Stevenson: Keep pushing for investigation into Russia’s meddling


During the presidential campaign, Hillary Clinton inflamed the ire of Donald Trump’s supporters by describing some of them as a “basket of deplorables.” Since the surprise win of Donald Trump on Nov. 8, many of us have joined the basket of inconsolables. Each morning we wake up and remember: “Oh, (expletive)!”

Sixty-seven percent of Travis County voters chose Clinton, so in Austin we are part of a large basket. Across the nation, we are the majority, with Hillary Clinton gaining more than 2.7 million votes over Donald Trump. Some of us have sworn off social media and the news; others retreat into Pantsuit Nation or hold onto thin hope for Jill Stein’s recounts or for more electors to go rogue. Now is the time to unite against Putingate.

Certain Republicans chide us as whiners. “We lived under eight years of Obama, and we didn’t like it. Move on.” Then again, the CIA didn’t raise questions that Russian hacking specifically aimed for Trump to win his election. And Trump is no ordinary Republican president. Although I didn’t vote for Reagan or Bush, I respected them as presidents. They had public service records, were men with a moral compass and took their intelligence briefings seriously. They did not treat the Oval Office as a reality TV show.

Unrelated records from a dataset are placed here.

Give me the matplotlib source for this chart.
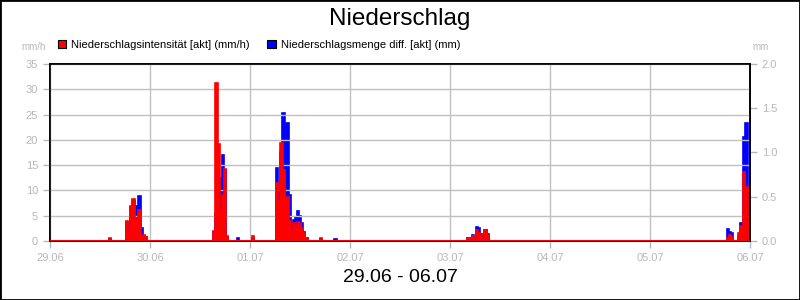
import matplotlib.pyplot as plt
from matplotlib.patches import Rectangle

plt.rcParams['font.family'] = ['Liberation Sans', 'DejaVu Sans']

titel = "Niederschlag"
zeitraum = "29.06 - 06.07"
tage = ["29.06", "30.06", "01.07", "02.07", "03.07", "04.07", "05.07", "06.07"]

# Stunden ab 29.06 00:00
stunden = [14.4,
           18.5, 19.0, 19.5, 20.0, 20.5, 21.0, 21.5, 22.0, 22.5, 23.0,
           39.5, 40.0, 40.5, 41.0, 41.5, 42.0, 42.5, 45.1, 48.7,
           54.5, 55.0, 55.5, 56.0, 56.5, 57.0, 57.5, 58.0, 58.5, 59.0,
           59.5, 60.0, 60.5, 61.0, 61.5, 65.0, 68.5,
           100.5, 101.5, 102.5, 103.0, 103.5, 104.5, 105.0,
           162.7, 163.2, 163.7, 165.4, 166.0, 166.6, 167.2, 167.7]

# Niederschlagsintensität [mm/h]
intensitaet = [0.5,
               4.0, 1.5, 7.0, 8.3, 2.5, 4.5, 6.1, 1.0, 1.2, 0.8,
               2.0, 31.2, 19.2, 6.0, 9.0, 14.2, 1.0, 0.0, 1.0,
               11.4, 8.0, 19.4, 14.0, 3.0, 8.7, 4.0, 2.0, 3.5, 2.5,
               3.8, 3.5, 2.5, 1.5, 0.5, 0.6, 0.0,
               0.6, 1.0, 2.2, 1.5, 1.2, 2.2, 1.2,
               0.5, 1.2, 0.7, 1.6, 3.0, 13.6, 10.6, 4.0]

# Niederschlagsmenge diff. [mm]
menge = [0.02,
         0.22, 0.10, 0.38, 0.45, 0.20, 0.40, 0.51, 0.15, 0.06, 0.04,
         0.10, 0.30, 0.35, 0.71, 0.97, 0.80, 0.05, 0.03, 0.03,
         0.82, 0.55, 1.00, 1.45, 0.30, 1.33, 0.52, 0.20, 0.24, 0.27,
         0.34, 0.28, 0.20, 0.10, 0.03, 0.02, 0.02,
         0.03, 0.07, 0.16, 0.15, 0.08, 0.12, 0.08,
         0.14, 0.10, 0.09, 0.05, 0.20, 1.17, 1.33, 0.30]

fig = plt.figure(figsize=(8, 3), dpi=100)
fig.patch.set_facecolor("white")
fig.patches.append(Rectangle((0, 0), 1, 1, transform=fig.transFigure,
                             fill=False, edgecolor="black", linewidth=2))

ax = fig.add_axes([0.0625, 0.1967, 0.875, 0.59])
ax2 = ax.twinx()
ax.set_zorder(ax2.get_zorder() + 1)
ax.patch.set_visible(False)

# blaue Menge (rechte Achse) hinter roter Intensität
b2 = ax2.bar(stunden, menge, width=0.6, color="#0000ff", edgecolor="#0000ff",
             linewidth=1.2, label="Niederschlagsmenge diff. [akt] (mm)")
b1 = ax.bar(stunden, intensitaet, width=0.6, color="#ff0000", edgecolor="#ff0000",
            linewidth=1.2, label="Niederschlagsintensität [akt] (mm/h)")
ax.axhline(0, color="#ff0000", linewidth=1.5, zorder=3)

ax.set_xlim(0, 168)
ax.set_ylim(0, 35)
ax2.set_ylim(0, 2.0)
ax.set_xticks(range(0, 169, 24))
ax.set_xticklabels(tage)
ax.set_yticks(range(0, 36, 5))
ax2.set_yticks([0, 0.5, 1.0, 1.5, 2.0])
ax2.set_yticklabels(["0.0", "0.5", "1.0", "1.5", "2.0"])

ax.set_axisbelow(True)
ax.grid(True, color="#c0c0c0", linewidth=1.0)

grau = "#b8b8b8"
for a in (ax, ax2):
    a.tick_params(colors=grau, labelcolor=grau, labelsize=8, length=5, width=1)
    for s in a.spines.values():
        s.set_color("black")
        s.set_linewidth(1.2)

fig.text(0.5, 0.935, titel, ha="center", va="center", fontsize=17.5)
fig.text(0.5, 0.075, zeitraum, ha="center", va="center", fontsize=14)
fig.text(0.027, 0.845, "mm/h", ha="left", va="center", fontsize=7, color=grau)
fig.text(0.94, 0.845, "mm", ha="left", va="center", fontsize=7, color=grau)

leg = fig.legend(handles=[b1, b2], loc="center left", bbox_to_anchor=(0.072, 0.85),
                 ncol=2, frameon=False, fontsize=8, handlelength=0.8,
                 handleheight=0.8, handletextpad=0.4, columnspacing=1.6,
                 borderpad=0, borderaxespad=0)
for h in leg.legend_handles:
    h.set_edgecolor("black")
    h.set_linewidth(0.8)

plt.savefig("out.png", dpi=100)
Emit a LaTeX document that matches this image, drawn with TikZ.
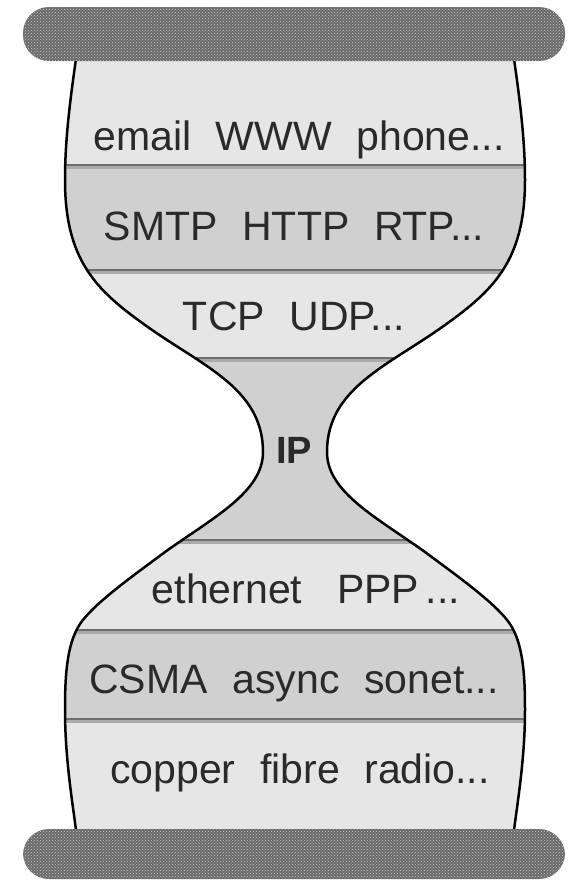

Rather than taking the CIA reports of Russian election meddling seriously, here’s what Donald Trump’s transition office said: “These are the same people that said Saddam Hussein had weapons of mass destruction,” exhorting us that the election is over and to move on. This response is vintage Trump: When anyone says anything you don’t like, attack the messenger. Whether it’s Chuck Jones, the president of United Steelworkers Local 1999, Boeing, Captain Khan’s parents, or the CIA, our president elect exacts revenge through insulting tweets.

These latest allegations of Russian interference in our election should send warning tremors throughout our nation, both red and blue counties. As Sen. Marco Rubio said as he counseled Republicans about the hacked emails of Hillary Clinton’s chief of staff John Podesta on Oct. 19: “Tomorrow it could be us.”

I’m expecting every Republican who criticized Obama for being too soft on Russia — and every Republican who pursued hearing after hearing over Benghazi — to immediately support congressional hearings to get to the bottom of Putingate. I am not conspiracy-theory prone, but learning that Exxon CEO Rex Tillerson is the new Trump favorite for Secretary of State only adds alarm and suspicion to Trump’s cozy connection with Vladimir Putin and the Russian autocracy.

Alexander Hamilton wrote in Federalist Paper No. 68 about the crafting of our Constitution: “Nothing was more to be desired than that every practicable obstacle should be opposed to cabal, intrigue, and corruption. These most deadly adversaries of republican government might naturally have been expected to make their approaches from more than one quarter, but chiefly from the desire in foreign powers to gain an improper ascendant in our councils.”

Our very form of government was designed to prevent against foreign meddling and influence. As a nation we must come together to discover the exact extent of the Russian interference in our presidential election. Trump may have won this round, but does anyone seriously doubt the havoc descending upon our nation if Trump’s own communications are hacked when he is president? Let’s investigate now. We have common cause.